I’m tired of comic books queerbaiting LGBTQ fans

A student shares his thoughts on why there needs to be more openly LGBTQ superheroes.

HANNA LIPSKI / THE TEMPLE NEWS

One of the first comic books I read was “X-Men: God Loves, Man Kills.”

In the Marvel universe, mutants are a group of people who are born with an X-Gene that gives them superpowers, and they’re primarily featured in the X-Men line of comics. But because they are born different, they are hated and feared by normal humans and sometimes even by other superheroes. 

In 1975, writer Chris Claremont took over the X-Men franchise and turned the mutants into a metaphor for real-life minority groups. In 1982, Claremont, along with artist Brent Anderson, wrote the seminal graphic novel, “X-Men: God Loves, Man Kills,” and brought the metaphor to the forefront of the franchise. 

The main villain is William Stryker, a conservative televangelist who preaches hate against mutants and feels the need to keep the human race pure. The X-Men, being mutants, disagree with Stryker and try to get him to see reason. It doesn’t work, but Stryker and his followers are dealt a temporary blow by the end of the comic and the X-Men reaffirm their own humanity. 

Is it any wonder that I was drawn to them?

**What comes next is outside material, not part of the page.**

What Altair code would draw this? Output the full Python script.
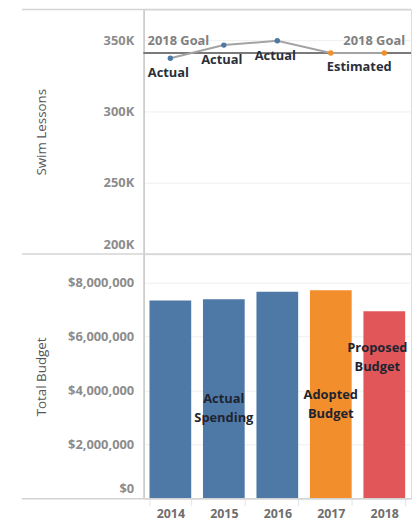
import altair as alt
import pandas as pd

# ---- data ----
years = ["2014", "2015", "2016", "2017", "2018"]
lessons = [337300, 346500, 349500, 341000, 341000]
lesson_status = ["Actual", "Actual", "Actual", "Estimated", "Estimated"]
point_labels = ["Actual", "Actual", "Actual", "Estimated", ""]
goal_value = 341000
goal_label = "2018 Goal"

budget = [7340000, 7390000, 7660000, 7720000, 6940000]
budget_type = ["Actual Spending", "Actual Spending", "Actual Spending",
               "Adopted Budget", "Proposed Budget"]
type_names = ["Actual Spending", "Adopted Budget", "Proposed Budget"]
type_colors = ["#4e79a7", "#f28e2b", "#e15759"]

ann_years = ["2015", "2017", "2018"]
ann_text = ["Actual\nSpending", "Adopted\nBudget", "Proposed\nBudget"]
ann_value = [3690000, 3850000, 5580000]

lesson_ticks = [200000, 250000, 300000, 350000]
budget_ticks = [0, 2000000, 4000000, 6000000, 8000000]

# ---- styling ----
W, H = 270, 247
FONT = "Open Sans"
BORDER = "#d4d4d4"

ldf = pd.DataFrame({"year": years, "lessons": lessons,
                    "status": lesson_status, "label": point_labels})
gdf = pd.DataFrame({"goal": [goal_value, goal_value],
                    "year": [years[0], years[-1]],
                    "label": [goal_label, goal_label]})
bdf = pd.DataFrame({"year": years, "budget": budget, "type": budget_type})
adf = pd.DataFrame({"year": ann_years, "text": ann_text, "pos": ann_value})
one = pd.DataFrame({"k": [0]})

status_color = alt.Color("status:N", legend=None,
                         scale=alt.Scale(domain=["Actual", "Estimated"],
                                         range=type_colors[:2]))

ly_scale = alt.Scale(domain=[200000, 371500], nice=False, zero=False)
xtop = alt.X("year:O", scale=alt.Scale(domain=years), axis=None)

def y_axis(title, **kw):
    return alt.Axis(title=title, ticks=False, labelPadding=10,
                    domainColor="#c8c8c8", domainWidth=1.5,
                    grid=True, gridColor="#efefef", gridWidth=1,
                    labelFlush=True, labelFlushOffset=-3,
                    labelFont=FONT, labelFontSize=13, labelFontWeight="bold",
                    labelColor="#8c8c8c",
                    titleFont=FONT, titleFontSize=13.5, titleFontWeight="normal",
                    titleColor="#555555", titleX=-103, titleY=H / 2,
                    titleAngle=270, titleAlign="center", titleBaseline="middle",
                    **kw)

base_top = alt.Chart(ldf)

top_line = base_top.mark_line(color="#a3a3a3", strokeWidth=2).encode(
    x=xtop,
    y=alt.Y("lessons:Q", scale=ly_scale,
            axis=y_axis("Swim Lessons", values=lesson_ticks,
                        labelExpr="datum.value / 1000 + 'K'")),
)
goal_rule = alt.Chart(gdf).mark_rule(color="#7a7a7a", strokeWidth=2).encode(
    y=alt.Y("goal:Q", scale=ly_scale)
)
top_points = base_top.mark_circle(size=30, opacity=1).encode(
    x=xtop, y=alt.Y("lessons:Q", scale=ly_scale), color=status_color
)
lbl_actual = base_top.transform_filter("datum.label == 'Actual'").mark_text(
    font=FONT, fontSize=13, fontWeight="bold", color="#2a2f3a",
    baseline="middle", align="center", dy=15, dx=-2
).encode(x=xtop, y=alt.Y("lessons:Q", scale=ly_scale), text="label:N")
lbl_est = base_top.transform_filter("datum.label == 'Estimated'").mark_text(
    font=FONT, fontSize=13, fontWeight="bold", color="#2a2f3a",
    baseline="middle", align="left", dy=14, dx=-4
).encode(x=xtop, y=alt.Y("lessons:Q", scale=ly_scale), text="label:N")
goal_lbl_left = alt.Chart(gdf).transform_filter(
    alt.datum.year == years[0]).mark_text(
    font=FONT, fontSize=13, fontWeight="bold", color="#808080",
    baseline="middle", align="left", dx=-23, dy=-12
).encode(x=xtop, y=alt.Y("goal:Q", scale=ly_scale), text="label:N")
goal_lbl_right = alt.Chart(gdf).transform_filter(
    alt.datum.year == years[-1]).mark_text(
    font=FONT, fontSize=13, fontWeight="bold", color="#808080",
    baseline="middle", align="right", dx=21, dy=-12
).encode(x=xtop, y=alt.Y("goal:Q", scale=ly_scale), text="label:N")

top_border = alt.Chart(one).mark_rule(color=BORDER, strokeWidth=1.5).encode(
    x=alt.value(-123), x2=alt.value(W), y=alt.value(0))

top = alt.layer(top_border, goal_rule, top_line, top_points, lbl_actual,
                lbl_est, goal_lbl_left, goal_lbl_right).properties(
    width=W, height=H)

# ---- bottom chart ----
xbot = alt.X("year:O", scale=alt.Scale(domain=years, paddingInner=0.22,
                                       paddingOuter=0.11),
             axis=alt.Axis(title=None, labelAngle=0, domain=False,
                           tickBand="extent", tickSize=7, tickColor="#e3e3e3",
                           tickWidth=1, labelPadding=2, labelFont=FONT,
                           labelFontSize=12.5, labelFontWeight="bold",
                           labelColor="#6e6e6e", grid=False))
by_scale = alt.Scale(domain=[0, 9060000], nice=False)

bars = alt.Chart(bdf).mark_bar().encode(
    x=xbot,
    y=alt.Y("budget:Q", scale=by_scale,
            axis=y_axis("Total Budget", values=budget_ticks, format="$,.0f")),
    color=alt.Color("type:N", legend=None,
                    scale=alt.Scale(domain=type_names, range=type_colors)),
)
ann_main = alt.Chart(adf).transform_filter(
    alt.datum.year != years[-1]).mark_text(
    font=FONT, fontSize=13, fontWeight="bold", color="#1e2430",
    lineBreak="\n", lineHeight=19, baseline="middle", align="center"
).encode(x=xbot, y=alt.Y("pos:Q", scale=by_scale), text="text:N")
ann_last = alt.Chart(adf).transform_filter(
    alt.datum.year == years[-1]).mark_text(
    font=FONT, fontSize=13, fontWeight="bold", color="#1e2430",
    lineBreak="\n", lineHeight=19, baseline="middle", align="center", dx=-7
).encode(x=xbot, y=alt.Y("pos:Q", scale=by_scale), text="text:N")

mid_border = alt.Chart(one).mark_rule(color=BORDER, strokeWidth=1.5).encode(
    x=alt.value(-123), x2=alt.value(W), y=alt.value(0))
bot_border = alt.Chart(one).mark_rule(color=BORDER, strokeWidth=1.5).encode(
    x=alt.value(-123), x2=alt.value(W), y=alt.value(H))

bottom = alt.layer(bars, ann_main, ann_last, mid_border, bot_border).properties(
    width=W, height=H)

chart = alt.vconcat(top, bottom, spacing=0, bounds="flush").resolve_scale(
    color="independent", x="independent", y="independent"
).properties(
    padding={"left": 20, "top": 5, "right": 0, "bottom": 0}
).configure_view(stroke=None).configure(background="white")

chart.save("out.html", embed_options={"renderer": "svg", "actions": False})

The X-Men have had queer subtext for decades but could never fully express it on page due to censorship from higher-ups or outside regulatory bodies like the Comics Code Authority, which served a similar purpose to the Motion Picture Association and approved comic books for general audiences from 1954 to 2011. For decades, the Comics Code Authority forbade any mention of homosexuality and only changed the rules on that front in 1989, restricting writers to leaving subtle hints about a character’s real sexual orientation. 

The X-Men have been fighting bigotry, metaphorically and literally, for decades. They stand for equality and resist the notion that they are less human or freaks of nature. And as society has become more accepting of LGBTQ people, more and more X-Men have come out of the closet, starting with Northstar in 1992. 

Prior to Northstar’s coming out, there were no other mainstream superheroes who had declared their sexuality on the page, despite the loosening of the rules years earlier. Everything else was subtext, the comic book version of being in the closet.

Some superheroes who have had LGBTQ subtext have gotten to come out, so to speak, as LGBTQ in text. Kitty Pryde has been hinted to be in love with her best friends and teammates Illyana Rasputina and Rachel Grey and fans speculated about her sexual orientation for years. 

Pryde finally kissed another girl in the “Marauders” issue #12, published in September 2020, confirming that she is not straight.

But more often than not, writers are still reluctant to make characters explicitly gay in order to avoid alienating the straight audience and wind up queerbaiting LGBTQ readers as a sort of messed-up and unfair compromise. 

Queerbait, subtext’s evil cousin, is when writers tease LGBTQ content in order to draw LGBTQ audiences in but never follow through in order to avoid alienating cisgender and heterosexual audiences. This is incredibly frustrating because there’s no good reason for queerbait. 

I came out to my parents as transgender in my senior year of high school. They read my heartfelt coming out letter, told me they would love and accept me no matter what, and then ignored my gender identity, chosen name and preferred pronouns until my sophomore year of college. 

I still get misgendered at home by my parents. My extended family has put no effort into learning my new name or using the correct pronouns, and I don’t know if my parents even bother to correct them when I’m not around. I can’t talk to them about the way they treat me without my mother bursting into tears and making the situation about herself. 

Each time a character gets to come out of the closet and fans embrace them, it’s a small victory, a reminder that even though my coming out didn’t go so well, there is still hope for others. 

But more often than not, the subtext goes nowhere and morphs into queerbait. 

My identity is not a marketing gimmick. Comic book companies need to stop playing around and actually deliver LGBTQ content. LGBTQ people read comic books and we deserve to be treated with respect. 

2 Comments

  1. Out of curiosity have you read X-Factor? Or Young Avengers, or Runaways? America. Loki Agent of Asgard. Because between Marvel and DC, there are a plethora of various explicitly queer characters that exist. Bobby Drake was revealed to be gay is not the best-written thing in the world. But that is still a fact that exists. I think Marvel and comic publishers, in general, are reluctant to make widespread retcons like this because of the backlash you described. But that doesn’t mean there aren’t a lot of queer characters that do exist. They are not widely represented, there is a serious lack of representation outside of the LG & B in mainstream comics.

    But indie comics, webcomics, and graphic novels are a pool of great representation that delves into all different types of queer stories.

    The issue of the early X-men Comics is that Claremont COULDN’t includes explicitly queer content even when he wanted to. There was a lot of homophobia not just from the CCA, but because of edicts from the editors like Jim Shooter. I think its unfair to blame Claremont and early writers of queerbaiting when their intention was to create queerness where they could given the restrictions they had in place.